All of the entries must be reproduced exactly, with no images carried over.

BEGIN

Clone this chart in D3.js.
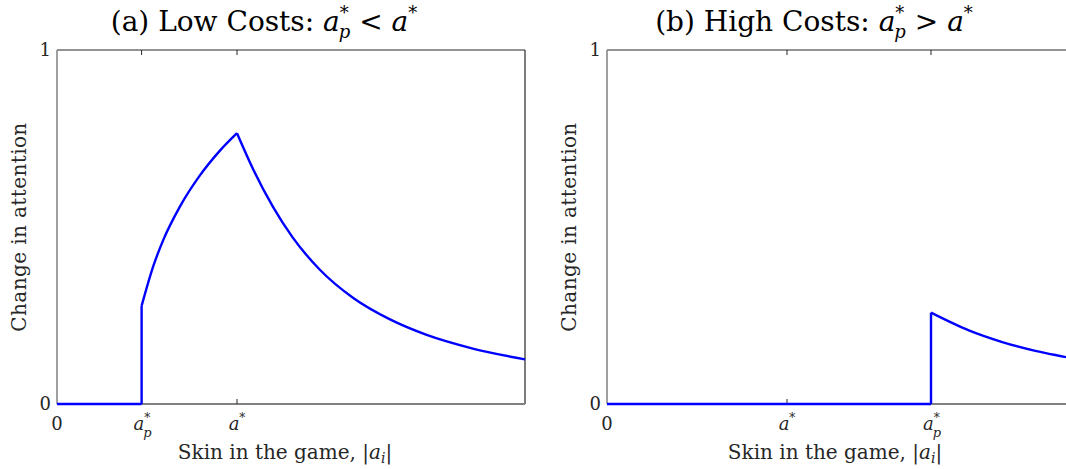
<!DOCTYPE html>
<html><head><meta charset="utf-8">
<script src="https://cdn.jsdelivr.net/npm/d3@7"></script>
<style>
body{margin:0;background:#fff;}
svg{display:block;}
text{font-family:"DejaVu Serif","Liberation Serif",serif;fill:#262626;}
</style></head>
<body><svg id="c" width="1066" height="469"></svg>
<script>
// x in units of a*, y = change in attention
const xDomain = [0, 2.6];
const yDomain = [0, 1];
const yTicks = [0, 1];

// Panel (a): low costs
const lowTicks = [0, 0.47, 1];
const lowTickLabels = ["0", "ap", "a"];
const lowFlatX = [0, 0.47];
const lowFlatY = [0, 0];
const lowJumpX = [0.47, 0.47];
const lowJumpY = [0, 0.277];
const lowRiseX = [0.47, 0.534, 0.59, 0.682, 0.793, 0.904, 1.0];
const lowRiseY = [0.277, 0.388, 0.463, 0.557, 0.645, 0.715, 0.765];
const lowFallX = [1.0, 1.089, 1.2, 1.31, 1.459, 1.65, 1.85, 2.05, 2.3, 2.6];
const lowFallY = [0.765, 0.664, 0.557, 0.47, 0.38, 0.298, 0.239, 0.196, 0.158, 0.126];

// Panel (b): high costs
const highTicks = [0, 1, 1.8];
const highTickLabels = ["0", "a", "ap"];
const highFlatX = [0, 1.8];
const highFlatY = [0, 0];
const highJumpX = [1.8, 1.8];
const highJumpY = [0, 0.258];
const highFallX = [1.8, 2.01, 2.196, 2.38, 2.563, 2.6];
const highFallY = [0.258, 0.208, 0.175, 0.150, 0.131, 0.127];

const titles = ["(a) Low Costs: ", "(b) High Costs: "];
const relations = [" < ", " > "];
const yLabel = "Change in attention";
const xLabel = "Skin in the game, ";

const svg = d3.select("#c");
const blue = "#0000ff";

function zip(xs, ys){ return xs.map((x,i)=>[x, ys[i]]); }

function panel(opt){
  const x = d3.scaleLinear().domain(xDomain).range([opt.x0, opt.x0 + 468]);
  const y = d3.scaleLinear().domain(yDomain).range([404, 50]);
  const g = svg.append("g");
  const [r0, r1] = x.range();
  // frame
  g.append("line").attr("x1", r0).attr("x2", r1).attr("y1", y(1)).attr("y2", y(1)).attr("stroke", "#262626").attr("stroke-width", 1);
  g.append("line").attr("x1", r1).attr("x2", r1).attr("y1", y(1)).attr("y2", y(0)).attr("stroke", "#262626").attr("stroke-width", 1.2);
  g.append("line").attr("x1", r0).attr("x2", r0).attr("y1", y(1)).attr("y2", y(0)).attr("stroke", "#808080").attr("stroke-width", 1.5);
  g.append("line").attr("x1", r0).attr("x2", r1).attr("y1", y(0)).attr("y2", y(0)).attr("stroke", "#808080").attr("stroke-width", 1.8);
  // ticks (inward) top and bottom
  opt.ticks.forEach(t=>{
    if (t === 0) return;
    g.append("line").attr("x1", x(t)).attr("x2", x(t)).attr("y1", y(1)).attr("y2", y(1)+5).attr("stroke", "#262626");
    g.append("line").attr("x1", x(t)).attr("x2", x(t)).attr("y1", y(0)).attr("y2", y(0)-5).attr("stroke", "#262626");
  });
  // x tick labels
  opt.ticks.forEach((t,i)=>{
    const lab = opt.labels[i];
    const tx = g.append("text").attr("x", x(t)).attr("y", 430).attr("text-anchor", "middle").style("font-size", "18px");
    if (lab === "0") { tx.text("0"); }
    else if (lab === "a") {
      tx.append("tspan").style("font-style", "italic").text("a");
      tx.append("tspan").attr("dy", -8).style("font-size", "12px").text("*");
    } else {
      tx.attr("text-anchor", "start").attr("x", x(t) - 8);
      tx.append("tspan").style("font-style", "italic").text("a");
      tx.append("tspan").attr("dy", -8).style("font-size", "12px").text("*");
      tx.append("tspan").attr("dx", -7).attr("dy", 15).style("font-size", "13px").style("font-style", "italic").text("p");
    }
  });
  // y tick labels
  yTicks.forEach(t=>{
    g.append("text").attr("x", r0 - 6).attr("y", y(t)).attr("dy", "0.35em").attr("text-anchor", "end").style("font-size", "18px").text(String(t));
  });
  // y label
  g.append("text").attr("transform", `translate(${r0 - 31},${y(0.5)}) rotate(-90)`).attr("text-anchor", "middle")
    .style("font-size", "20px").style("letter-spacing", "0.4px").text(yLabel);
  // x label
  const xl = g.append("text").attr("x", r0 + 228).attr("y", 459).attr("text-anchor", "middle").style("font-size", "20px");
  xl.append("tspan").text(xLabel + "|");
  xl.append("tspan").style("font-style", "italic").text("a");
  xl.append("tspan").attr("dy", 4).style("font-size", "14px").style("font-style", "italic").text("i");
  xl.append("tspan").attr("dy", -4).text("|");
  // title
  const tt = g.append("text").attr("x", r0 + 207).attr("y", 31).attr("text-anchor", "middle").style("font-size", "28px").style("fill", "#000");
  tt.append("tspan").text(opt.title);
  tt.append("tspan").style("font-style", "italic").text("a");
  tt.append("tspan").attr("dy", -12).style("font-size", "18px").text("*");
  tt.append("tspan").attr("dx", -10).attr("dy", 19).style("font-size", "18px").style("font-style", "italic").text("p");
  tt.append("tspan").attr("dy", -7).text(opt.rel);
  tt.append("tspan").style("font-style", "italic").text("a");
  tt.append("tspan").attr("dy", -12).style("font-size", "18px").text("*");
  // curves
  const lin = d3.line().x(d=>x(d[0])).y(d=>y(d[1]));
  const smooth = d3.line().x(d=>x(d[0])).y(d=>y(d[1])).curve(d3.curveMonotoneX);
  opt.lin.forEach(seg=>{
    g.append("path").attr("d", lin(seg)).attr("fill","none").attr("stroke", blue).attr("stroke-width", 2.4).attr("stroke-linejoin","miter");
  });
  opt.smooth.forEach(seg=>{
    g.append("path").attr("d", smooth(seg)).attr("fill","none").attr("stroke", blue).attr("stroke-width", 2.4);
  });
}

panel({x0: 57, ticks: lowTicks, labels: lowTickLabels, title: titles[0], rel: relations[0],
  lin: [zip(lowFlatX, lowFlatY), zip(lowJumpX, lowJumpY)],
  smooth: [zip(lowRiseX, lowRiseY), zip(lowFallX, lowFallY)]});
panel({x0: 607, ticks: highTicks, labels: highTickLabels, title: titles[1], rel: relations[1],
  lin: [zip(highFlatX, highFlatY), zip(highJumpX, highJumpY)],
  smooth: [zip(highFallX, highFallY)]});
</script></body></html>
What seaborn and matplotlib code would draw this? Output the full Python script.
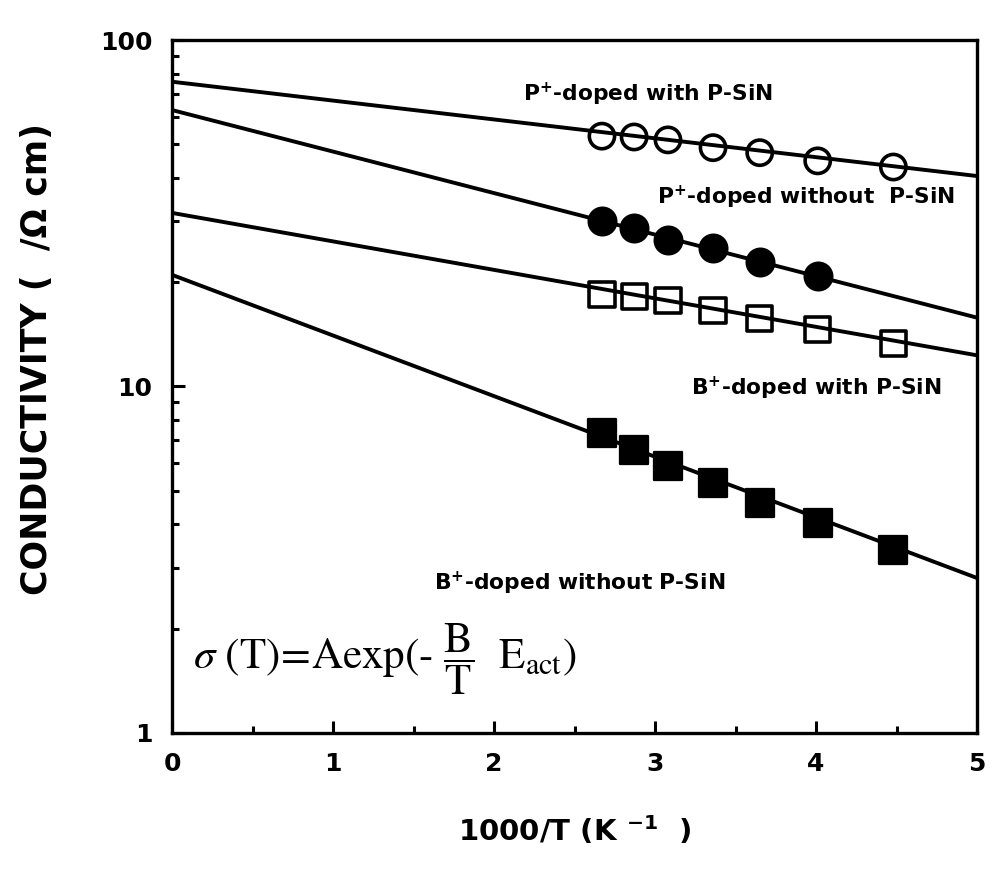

END

- Complete output
Clone this chart in D3.js.
<!DOCTYPE html>
<html><head><meta charset="utf-8">
<script src="https://cdn.jsdelivr.net/npm/d3@7"></script>
<style>
body{margin:0;background:#fff;}
svg{display:block;}
text{font-family:"DejaVu Serif","Liberation Serif",serif;fill:#262626;}
</style></head>
<body><svg id="c" width="1066" height="469"></svg>
<script>
// x in units of a*, y = change in attention
const xDomain = [0, 2.6];
const yDomain = [0, 1];
const yTicks = [0, 1];

// Panel (a): low costs
const lowTicks = [0, 0.47, 1];
const lowTickLabels = ["0", "ap", "a"];
const lowFlatX = [0, 0.47];
const lowFlatY = [0, 0];
const lowJumpX = [0.47, 0.47];
const lowJumpY = [0, 0.277];
const lowRiseX = [0.47, 0.534, 0.59, 0.682, 0.793, 0.904, 1.0];
const lowRiseY = [0.277, 0.388, 0.463, 0.557, 0.645, 0.715, 0.765];
const lowFallX = [1.0, 1.089, 1.2, 1.31, 1.459, 1.65, 1.85, 2.05, 2.3, 2.6];
const lowFallY = [0.765, 0.664, 0.557, 0.47, 0.38, 0.298, 0.239, 0.196, 0.158, 0.126];

// Panel (b): high costs
const highTicks = [0, 1, 1.8];
const highTickLabels = ["0", "a", "ap"];
const highFlatX = [0, 1.8];
const highFlatY = [0, 0];
const highJumpX = [1.8, 1.8];
const highJumpY = [0, 0.258];
const highFallX = [1.8, 2.01, 2.196, 2.38, 2.563, 2.6];
const highFallY = [0.258, 0.208, 0.175, 0.150, 0.131, 0.127];

const titles = ["(a) Low Costs: ", "(b) High Costs: "];
const relations = [" < ", " > "];
const yLabel = "Change in attention";
const xLabel = "Skin in the game, ";

const svg = d3.select("#c");
const blue = "#0000ff";

function zip(xs, ys){ return xs.map((x,i)=>[x, ys[i]]); }

function panel(opt){
  const x = d3.scaleLinear().domain(xDomain).range([opt.x0, opt.x0 + 468]);
  const y = d3.scaleLinear().domain(yDomain).range([404, 50]);
  const g = svg.append("g");
  const [r0, r1] = x.range();
  // frame
  g.append("line").attr("x1", r0).attr("x2", r1).attr("y1", y(1)).attr("y2", y(1)).attr("stroke", "#262626").attr("stroke-width", 1);
  g.append("line").attr("x1", r1).attr("x2", r1).attr("y1", y(1)).attr("y2", y(0)).attr("stroke", "#262626").attr("stroke-width", 1.2);
  g.append("line").attr("x1", r0).attr("x2", r0).attr("y1", y(1)).attr("y2", y(0)).attr("stroke", "#808080").attr("stroke-width", 1.5);
  g.append("line").attr("x1", r0).attr("x2", r1).attr("y1", y(0)).attr("y2", y(0)).attr("stroke", "#808080").attr("stroke-width", 1.8);
  // ticks (inward) top and bottom
  opt.ticks.forEach(t=>{
    if (t === 0) return;
    g.append("line").attr("x1", x(t)).attr("x2", x(t)).attr("y1", y(1)).attr("y2", y(1)+5).attr("stroke", "#262626");
    g.append("line").attr("x1", x(t)).attr("x2", x(t)).attr("y1", y(0)).attr("y2", y(0)-5).attr("stroke", "#262626");
  });
  // x tick labels
  opt.ticks.forEach((t,i)=>{
    const lab = opt.labels[i];
    const tx = g.append("text").attr("x", x(t)).attr("y", 430).attr("text-anchor", "middle").style("font-size", "18px");
    if (lab === "0") { tx.text("0"); }
    else if (lab === "a") {
      tx.append("tspan").style("font-style", "italic").text("a");
      tx.append("tspan").attr("dy", -8).style("font-size", "12px").text("*");
    } else {
      tx.attr("text-anchor", "start").attr("x", x(t) - 8);
      tx.append("tspan").style("font-style", "italic").text("a");
      tx.append("tspan").attr("dy", -8).style("font-size", "12px").text("*");
      tx.append("tspan").attr("dx", -7).attr("dy", 15).style("font-size", "13px").style("font-style", "italic").text("p");
    }
  });
  // y tick labels
  yTicks.forEach(t=>{
    g.append("text").attr("x", r0 - 6).attr("y", y(t)).attr("dy", "0.35em").attr("text-anchor", "end").style("font-size", "18px").text(String(t));
  });
  // y label
  g.append("text").attr("transform", `translate(${r0 - 31},${y(0.5)}) rotate(-90)`).attr("text-anchor", "middle")
    .style("font-size", "20px").style("letter-spacing", "0.4px").text(yLabel);
  // x label
  const xl = g.append("text").attr("x", r0 + 228).attr("y", 459).attr("text-anchor", "middle").style("font-size", "20px");
  xl.append("tspan").text(xLabel + "|");
  xl.append("tspan").style("font-style", "italic").text("a");
  xl.append("tspan").attr("dy", 4).style("font-size", "14px").style("font-style", "italic").text("i");
  xl.append("tspan").attr("dy", -4).text("|");
  // title
  const tt = g.append("text").attr("x", r0 + 207).attr("y", 31).attr("text-anchor", "middle").style("font-size", "28px").style("fill", "#000");
  tt.append("tspan").text(opt.title);
  tt.append("tspan").style("font-style", "italic").text("a");
  tt.append("tspan").attr("dy", -12).style("font-size", "18px").text("*");
  tt.append("tspan").attr("dx", -10).attr("dy", 19).style("font-size", "18px").style("font-style", "italic").text("p");
  tt.append("tspan").attr("dy", -7).text(opt.rel);
  tt.append("tspan").style("font-style", "italic").text("a");
  tt.append("tspan").attr("dy", -12).style("font-size", "18px").text("*");
  // curves
  const lin = d3.line().x(d=>x(d[0])).y(d=>y(d[1]));
  const smooth = d3.line().x(d=>x(d[0])).y(d=>y(d[1])).curve(d3.curveMonotoneX);
  opt.lin.forEach(seg=>{
    g.append("path").attr("d", lin(seg)).attr("fill","none").attr("stroke", blue).attr("stroke-width", 2.4).attr("stroke-linejoin","miter");
  });
  opt.smooth.forEach(seg=>{
    g.append("path").attr("d", smooth(seg)).attr("fill","none").attr("stroke", blue).attr("stroke-width", 2.4);
  });
}

panel({x0: 57, ticks: lowTicks, labels: lowTickLabels, title: titles[0], rel: relations[0],
  lin: [zip(lowFlatX, lowFlatY), zip(lowJumpX, lowJumpY)],
  smooth: [zip(lowRiseX, lowRiseY), zip(lowFallX, lowFallY)]});
panel({x0: 607, ticks: highTicks, labels: highTickLabels, title: titles[1], rel: relations[1],
  lin: [zip(highFlatX, highFlatY), zip(highJumpX, highJumpY)],
  smooth: [zip(highFallX, highFallY)]});
</script></body></html>
What seaborn and matplotlib code would draw this? Output the full Python script.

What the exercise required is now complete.